Banjul — When The Gambia celebrated its first truly competitive presidential election in 2016, the world witnessed a rare democratic breakthrough: a peaceful transfer of power after more than two decades of rule by Yahya Jammeh. His regime had come to symbolize repression, fear, and the systematic weakening of independent institutions. For many Gambians, his departure marked not just a political transition, but a moral reset.
Nearly a decade later, the country’s democratic journey under Adama Barrow raises more nuanced — yet increasingly urgent — questions.
Barrow came to power as the face of democratic renewal, propelled by a coalition of opposition forces and a population eager to turn the page. In his early years, he represented a clear departure from Jammeh’s authoritarian style. Political space widened, civil society reemerged, and hope took root.
But democracies are not defined by how they begin. They are measured by how they endure.
In recent years, concerns have grown over the tone and substance of Barrow’s public addresses, particularly in how he responds to opposition criticism. His speeches often project confidence in the government’s progress and direction. Yet critics argue that this rhetoric increasingly diverges from the lived realities of many citizens, creating a perception gap that risks eroding public trust.

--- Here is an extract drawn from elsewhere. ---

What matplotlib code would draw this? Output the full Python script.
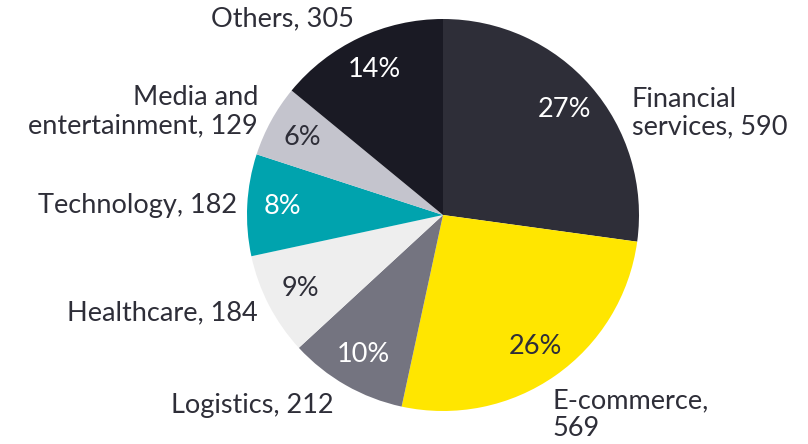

More troubling is the way dissent is sometimes framed. Opposition parties have pushed back against what they see as dismissive or defensive responses from the executive, warning that such rhetoric can subtly delegitimize alternative political voices. In a healthy democracy, disagreement is not a threat to stability; it is evidence of it.
The handling — and public framing — of judicial proceedings adds another layer of concern. Courts are meant to function as neutral arbiters, insulated from political pressure. But when political leaders speak about legal challenges in ways that suggest they are obstacles to governance, rather than essential checks within it, the line between critique and undermining begins to blur.
This is where the comparison to Jammeh, however uncomfortable, becomes relevant — not in terms of scale or severity, but in trajectory.
Jammeh did not rely solely on overt repression to consolidate power. He also cultivated a narrative that portrayed dissenting voices and independent institutions as impediments to national progress. Over time, that narrative weakened public confidence in the very structures meant to safeguard democracy.
Barrow has not replicated those extremes. His administration has preserved far more openness than his predecessor’s ever did. But democratic backsliding rarely begins with a dramatic rupture. It often starts with tone, with language, with the gradual normalization of dismissing criticism and reframing institutional checks as inconveniences.
The risk is not that The Gambia is returning to the past, but that it may begin to echo elements of it in quieter, less visible ways.
For a country that fought hard to reclaim its democratic identity, this moment demands vigilance — not alarmism, but clarity. Leaders must recognize that their words carry institutional weight. How a president speaks about opponents, courts, and criticism shapes how citizens understand their own rights and the legitimacy of the system around them.
If Barrow is to secure his place as the steward of The Gambia’s democratic rebirth, he must go beyond distinguishing himself from Jammeh. He must actively reinforce the norms that prevent any future slide toward authoritarianism — including his own.
That means embracing dissent as legitimate, respecting judicial independence not just in practice but in rhetoric, and ensuring that political communication strengthens rather than strains public trust.
Democracy, after all, is not sustained by contrast with dictatorship. It is sustained by a consistent commitment to principles that outlast any one leader.